For the most part, however, Grahame seemed to live a calm working life. Yet behind this ‘normal’ bank worker was a man with an imagination which was happier in a childish world. He dreamed of childhood fun out in the countryside—by rivers, on the banks, under willow trees—and actually collected toys of all kinds—fluffy and wooden—which always surprised visitors to his London home. Sometimes his two parallel lives overlapped: he was known to make notes about children’s adventures and write short poems…in the bank ledgers!

The Wind in the Willows, which became one of the most popular children’s books, was published in 1908; but Grahame had developed a reputation for endearing tales well before then. At the age of 34 he had published his first collection of stories, called Pagan Papers (1893); and this had been followed by The Golden Age in 1895 and Dream Days in 1898. In most of the stories, the children are seen to live in a world of their own, very different from the adult experience. It led him eventually to create the world of Mole and Badger and Toad.

The Reluctant Dragon was the big-hit story in the Dream Days collection, and one can see why it was so successful. This is no aggressive, fire-breathing dragon out to terrorise town and countryside (which is expected from the deeply embedded image found in tales of armoured knights rescuing princesses). Instead, Grahame’s dragon is a homely, quietly spoken animal who just wants to live in his cave and write poetry. And, of course, only children understand him. It is through the intervention of children that St George is persuaded not to heed the protestations of the villagers (who just want to see a good fight and a dragon lanced to death) and listen, instead, to the boy who has befriended the scaly poet. It is a tale of enduring charm, thanks to the skill and imagination of this very special bank manager.

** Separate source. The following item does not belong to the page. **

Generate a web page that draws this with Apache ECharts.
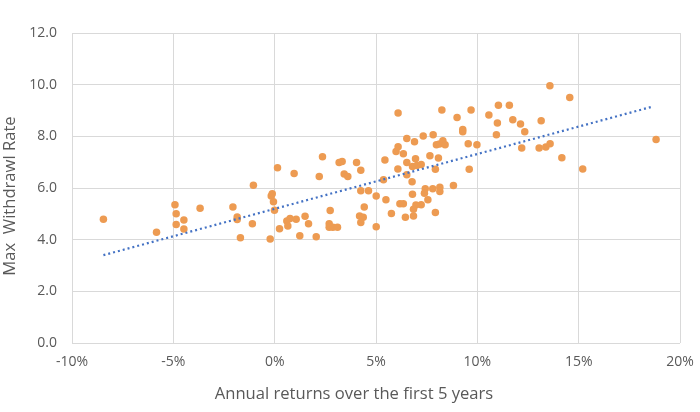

Edith Nesbit also loved dragons. In fact, she wrote a whole book of dragon stories called The Book of Dragons. Born in 1858, a year before Grahame, Nesbit was a very different personality. She lived an unconventional, even wild, life; she married twice, living in France, Spain and Germany as well as England, and had three children as well as lots of close friends. Stories for children poured out of her—she published more than 60 books before her death in 1924, including many which remain popular today: The Treasure Seekers (1898), The Wouldbegoods (1899), The Phoenix and the Carpet (1904), The Railway Children (1906) and The Enchanted Castle (1907).

The Book of Dragons was originally published in 1900 and contained eight stories, including The Island of the Nine Whirlpools and The Fiery Dragon. Nesbit may have been inspired by The Reluctant Dragon, since The Book of Dragons appeared just two years after Grahame’s Dream Days collection; but Nesbit had a lively imagination of her own and these are engaging stories.

There is a delightful inscription in The Book of Dragons addressed to a young girl, Rosamund. She was the child of a relationship between Nesbit’s husband, Hubert Bland, and Alice Hoatson, but Nesbit brought up the girl in her own family.

Nesbit’s inscription reads:

To Rosamund,
chief among those for whom
these tales are told,
The Book of Dragons is dedicated
in the confident hope
that she, one of these days,
will dedicate a book
of her very own making
to the one who now bids
eight dreadful dragons
crouch in all humbleness
at those little brown feet.

The Last of the Dragons was written towards the end of Nesbit’s life. It is one of the most interesting of the set, with its strong character of the Princess who tells both the Prince and the dragon what to do. It shows something of the author’s own strong character, and it also brings together the age-old legend of flying dragons with the relatively new phenomena of flying machines—i.e. aeroplanes!